The story is a meld of Victorian cabinets of curiosity with some of the children’s hospitals I visited as a patient — the old part of the AI Dupont Children’s wing, a building at Penn I was too young to remember the name of — and the old freak show / dime show complexities. The narrator is part of the staff, a guide, and an exhibit also. This is a guide with opinions, with some power.

And I didn’t expect, at all, ever, for this story to get the reception it received. I wrote it because I was angry, because I wanted these voices and opinions, this discomfort to be seen and heard. I feared the anger in it. I was lucky enough that Michael and Lynne Thomas at Uncanny Magazine saw it for what it was and could be.  Luckier still that Amal El-Mohtar read it for the podcast, while Julia Rios interviewed me for the story). Thank you so much to Siobhan Carroll, Kat Howard, Natalie Luhrs, Aliette deBodard, Marieke Nijkamp, Annalee Flower-Horne, Will Alexander, Barry Goldblatt, and Elsa Sjunneson-Henry,  among those who read and believed in early drafts of this story. Thank you to Patrick Nielsen Hayden who has found more titles for me than anyone.

Later, I wrote an essay to go with “Clearly Lettered in a Mostly Steady Hand,” called “We Will See You Now,” (Wherein one fights to be seen, gives up, believes one should not be trapped under or behind glass, is proven wrong, and almost disappears. Told in parts.) which may clarify more elements of the story, or make them murkier, who knows? It’s me, and my experiences on that page too, in a series of described images.

The experience of publishing “Clearly Lettered,” with the exceptional support of Uncanny Magazine, has been one of coming to terms with my uncomfortable side as a writer, of being more public about my own experiences, of being more aware of myself — all of me. It’s not always easy, or pleasant, but it is necessary. It’s also nerve-wracking, because we are at a crossroads where some now in power perceive disability as a failing, or a cost-sink, instead of what it is, at least for me: a genetic thing that my body decided to do.

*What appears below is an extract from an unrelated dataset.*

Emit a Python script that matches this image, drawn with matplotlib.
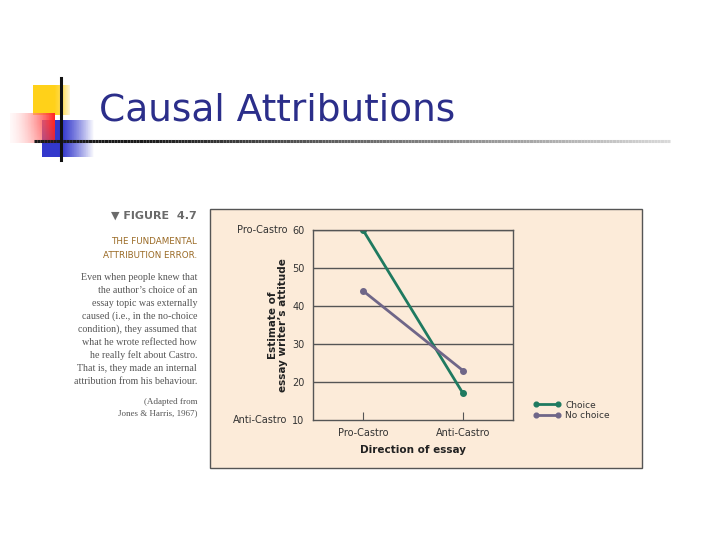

(sidebar: In the process of this year, as I’ve posted about this, and about other things, I’ve found myself shying away from replies on social media that told me I was great, or kind, or strong, though I appreciate people reaching out and wanting to connect. I want to be kind, but I am never kind enough. I was raised to crave perfection and I know I am imperfect. I am trying to be better. Learning. Human. But I’m also angry, fed up, and raising my voice louder.)

All of this is important, because humor and hope are good shields, but learning one’s own twists and turns and uncomfortable edges is sometimes better; gaining strength while charting growth, while trying to see and understand myself and others, without becoming a part of someone else’s show? … all of this feeds into and grows out of this story I wrote.

To have “Clearly Lettered in a Mostly Steady Hand” nominated for both the Nebula and the Hugo means more to me than I can say. It means it’s okay to feel strongly, to be a bit scary, to let my edges show. I hope it means it’s okay for others to do the same.

Thank you so so much for seeing this story, for reading and sharing it. Thank you for your comments and notes about the story. And thank you most of all for remembering it among the wide sea of extraordinarily beautiful short stories that emerged in 2017. I am stunned, and I am so very honored to be among those nominated.

4 comments

  1. How awesome that you were published and got that feedback. If I’ve learned anything in life, it’s that we must remain true to ourselves in everything we do. In your case, your writing was a true expression of something inside of you that is part of your soul. You did a brave thing in sharing it and letting people see that side of you. And your nominations are so exciting! Congratulations!